***** Raw data
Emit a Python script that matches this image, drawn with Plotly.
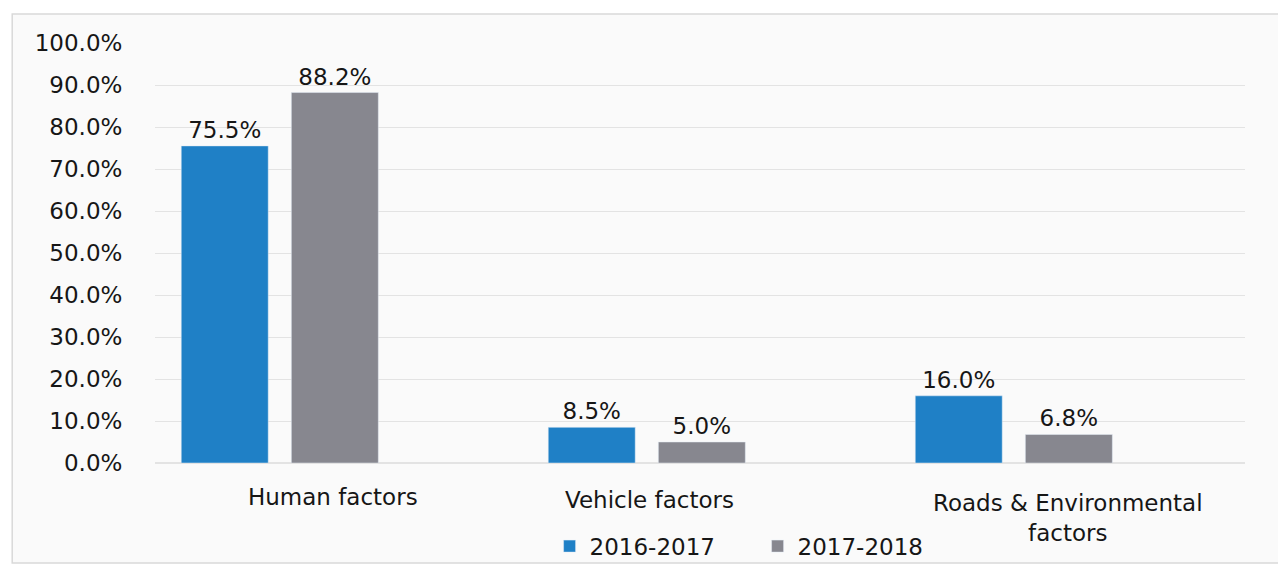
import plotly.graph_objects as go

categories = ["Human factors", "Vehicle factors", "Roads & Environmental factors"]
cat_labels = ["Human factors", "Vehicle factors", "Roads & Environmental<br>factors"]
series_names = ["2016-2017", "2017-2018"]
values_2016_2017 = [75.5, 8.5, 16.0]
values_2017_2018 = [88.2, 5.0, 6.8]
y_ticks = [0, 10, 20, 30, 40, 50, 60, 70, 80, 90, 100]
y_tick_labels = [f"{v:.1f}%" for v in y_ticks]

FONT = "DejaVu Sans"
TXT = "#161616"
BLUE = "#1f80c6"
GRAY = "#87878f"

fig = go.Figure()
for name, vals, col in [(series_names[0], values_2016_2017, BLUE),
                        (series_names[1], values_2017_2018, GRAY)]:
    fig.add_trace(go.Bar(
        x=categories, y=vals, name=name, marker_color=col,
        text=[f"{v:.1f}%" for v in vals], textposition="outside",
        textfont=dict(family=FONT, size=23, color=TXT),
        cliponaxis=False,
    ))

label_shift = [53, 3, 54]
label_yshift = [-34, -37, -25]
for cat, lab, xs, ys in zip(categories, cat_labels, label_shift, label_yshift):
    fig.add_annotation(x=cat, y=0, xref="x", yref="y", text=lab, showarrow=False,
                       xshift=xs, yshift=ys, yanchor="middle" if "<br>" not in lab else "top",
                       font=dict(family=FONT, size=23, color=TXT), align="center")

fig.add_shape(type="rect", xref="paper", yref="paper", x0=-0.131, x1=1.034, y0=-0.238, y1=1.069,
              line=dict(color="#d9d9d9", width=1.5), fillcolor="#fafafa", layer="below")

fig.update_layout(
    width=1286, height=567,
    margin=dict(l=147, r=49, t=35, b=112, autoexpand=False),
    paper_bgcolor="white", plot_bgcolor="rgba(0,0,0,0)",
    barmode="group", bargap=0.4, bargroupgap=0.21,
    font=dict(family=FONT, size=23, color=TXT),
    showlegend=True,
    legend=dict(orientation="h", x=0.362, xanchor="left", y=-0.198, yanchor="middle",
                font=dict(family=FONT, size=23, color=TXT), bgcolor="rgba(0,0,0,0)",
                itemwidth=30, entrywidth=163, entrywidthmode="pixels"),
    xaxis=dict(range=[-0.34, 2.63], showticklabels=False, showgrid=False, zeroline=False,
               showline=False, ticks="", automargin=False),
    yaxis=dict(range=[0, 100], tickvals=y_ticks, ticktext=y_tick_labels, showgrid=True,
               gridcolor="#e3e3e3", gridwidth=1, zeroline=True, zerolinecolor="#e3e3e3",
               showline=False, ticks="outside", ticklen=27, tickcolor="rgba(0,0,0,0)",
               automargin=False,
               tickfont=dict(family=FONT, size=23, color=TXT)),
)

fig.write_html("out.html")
**********
What to produce: Write out the full set of lines verbatim, without the pictures.

Complete answer:
Emit a Python script that matches this image, drawn with Plotly.
import plotly.graph_objects as go

categories = ["Human factors", "Vehicle factors", "Roads & Environmental factors"]
cat_labels = ["Human factors", "Vehicle factors", "Roads & Environmental<br>factors"]
series_names = ["2016-2017", "2017-2018"]
values_2016_2017 = [75.5, 8.5, 16.0]
values_2017_2018 = [88.2, 5.0, 6.8]
y_ticks = [0, 10, 20, 30, 40, 50, 60, 70, 80, 90, 100]
y_tick_labels = [f"{v:.1f}%" for v in y_ticks]

FONT = "DejaVu Sans"
TXT = "#161616"
BLUE = "#1f80c6"
GRAY = "#87878f"

fig = go.Figure()
for name, vals, col in [(series_names[0], values_2016_2017, BLUE),
                        (series_names[1], values_2017_2018, GRAY)]:
    fig.add_trace(go.Bar(
        x=categories, y=vals, name=name, marker_color=col,
        text=[f"{v:.1f}%" for v in vals], textposition="outside",
        textfont=dict(family=FONT, size=23, color=TXT),
        cliponaxis=False,
    ))

label_shift = [53, 3, 54]
label_yshift = [-34, -37, -25]
for cat, lab, xs, ys in zip(categories, cat_labels, label_shift, label_yshift):
    fig.add_annotation(x=cat, y=0, xref="x", yref="y", text=lab, showarrow=False,
                       xshift=xs, yshift=ys, yanchor="middle" if "<br>" not in lab else "top",
                       font=dict(family=FONT, size=23, color=TXT), align="center")

fig.add_shape(type="rect", xref="paper", yref="paper", x0=-0.131, x1=1.034, y0=-0.238, y1=1.069,
              line=dict(color="#d9d9d9", width=1.5), fillcolor="#fafafa", layer="below")

fig.update_layout(
    width=1286, height=567,
    margin=dict(l=147, r=49, t=35, b=112, autoexpand=False),
    paper_bgcolor="white", plot_bgcolor="rgba(0,0,0,0)",
    barmode="group", bargap=0.4, bargroupgap=0.21,
    font=dict(family=FONT, size=23, color=TXT),
    showlegend=True,
    legend=dict(orientation="h", x=0.362, xanchor="left", y=-0.198, yanchor="middle",
                font=dict(family=FONT, size=23, color=TXT), bgcolor="rgba(0,0,0,0)",
                itemwidth=30, entrywidth=163, entrywidthmode="pixels"),
    xaxis=dict(range=[-0.34, 2.63], showticklabels=False, showgrid=False, zeroline=False,
               showline=False, ticks="", automargin=False),
    yaxis=dict(range=[0, 100], tickvals=y_ticks, ticktext=y_tick_labels, showgrid=True,
               gridcolor="#e3e3e3", gridwidth=1, zeroline=True, zerolinecolor="#e3e3e3",
               showline=False, ticks="outside", ticklen=27, tickcolor="rgba(0,0,0,0)",
               automargin=False,
               tickfont=dict(family=FONT, size=23, color=TXT)),
)

fig.write_html("out.html")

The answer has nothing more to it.